# Goldfish size experts??



## Fish33 (Feb 17, 2005)

Yes, I know they are not the most unique fish, but I really like them and am wondering if any of them do not get very big?? I would love to have one or two, but I don't plan on digging a pond (at least not anytime soon :lol: )


----------



## Fishfirst (Jan 24, 2005)

the Fancy goldfish, orandas, black moors etc can get up to 8 inches (which is small for goldfish) One could be housed in a 30 gallon I would think, or two or three in a 55


----------



## garfieldnfish (Jan 18, 2005)

If you can find it (special order at a good LFS) the Siamese Doll goldfish do not get larger then 3 inches. Somewhat hard to find though. I have 2 orandas and 2 ruykins in a 46 gal tank.

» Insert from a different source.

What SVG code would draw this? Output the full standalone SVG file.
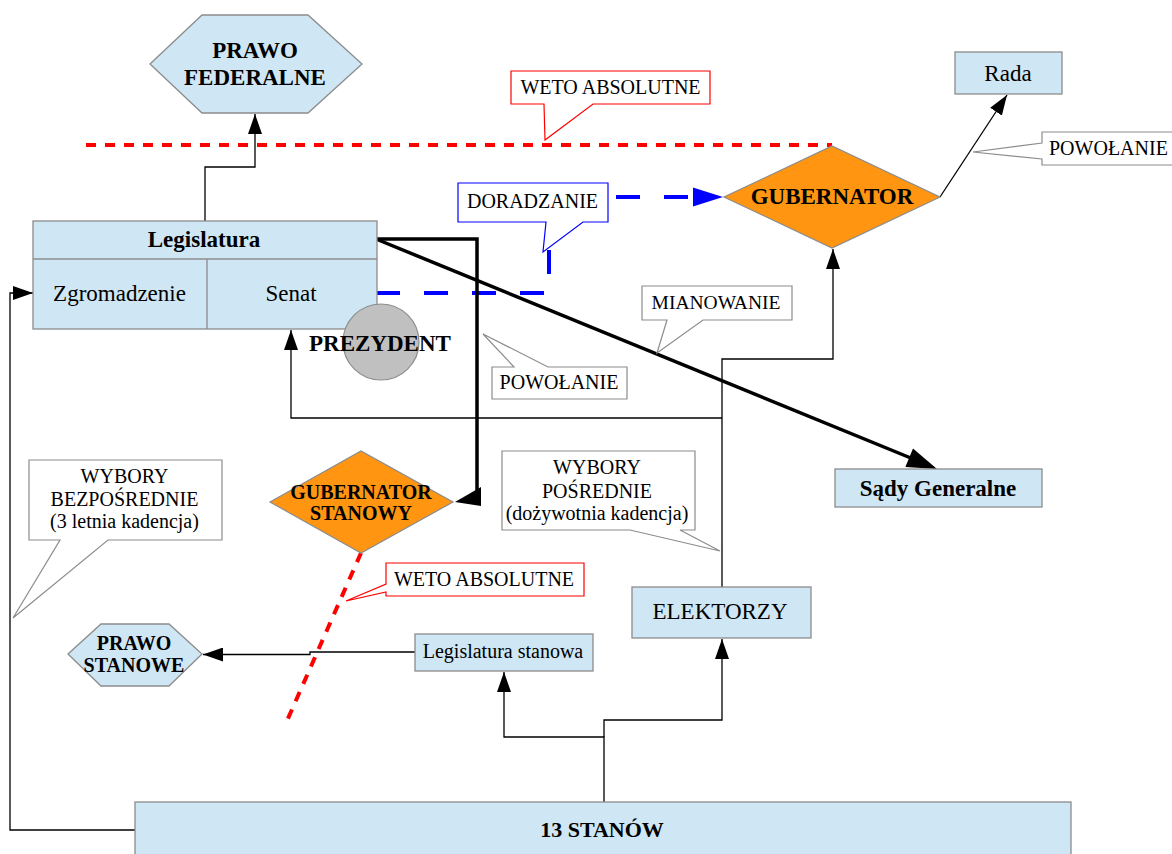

They have been in a 75 gal tank before but I had to move my fish around some. They have always had plenty of space but the largest of the 4 is now barely 3.5". They are about 1 1/2 years old and still growing but very slowly. The smallest of the 4 is barely 2.5" (not counting the tail). Maybe I just got lucky but I can't see any of those 4 reaching 8" ever. And this is not from lack of space, food or water changes.


----------



## Mery (Mar 9, 2005)

I wouldn't put them smaller than 400 litres. And they would need an own aquarium, where are no other fishes, just 4-5 goldfishes and maybe some pleco.. :?


----------



## Damon (Jan 18, 2005)

http://www.petlibrary.com/goldfish/variety.htm
This has average sizes. Note some get bigger. I've seen comets that reach 10 inches easy.


----------



## aquariumfishguy (Jan 18, 2005)

... I find goldfish to be very unique. Anyone who says differently simply has not kept these fish (not properly anyway).


----------



## fish_doc (Jan 31, 2005)

I agree, The brilliant orange in a adult comet is stonishing. and when they are younger just being able to watch all the color changes is very neat.


----------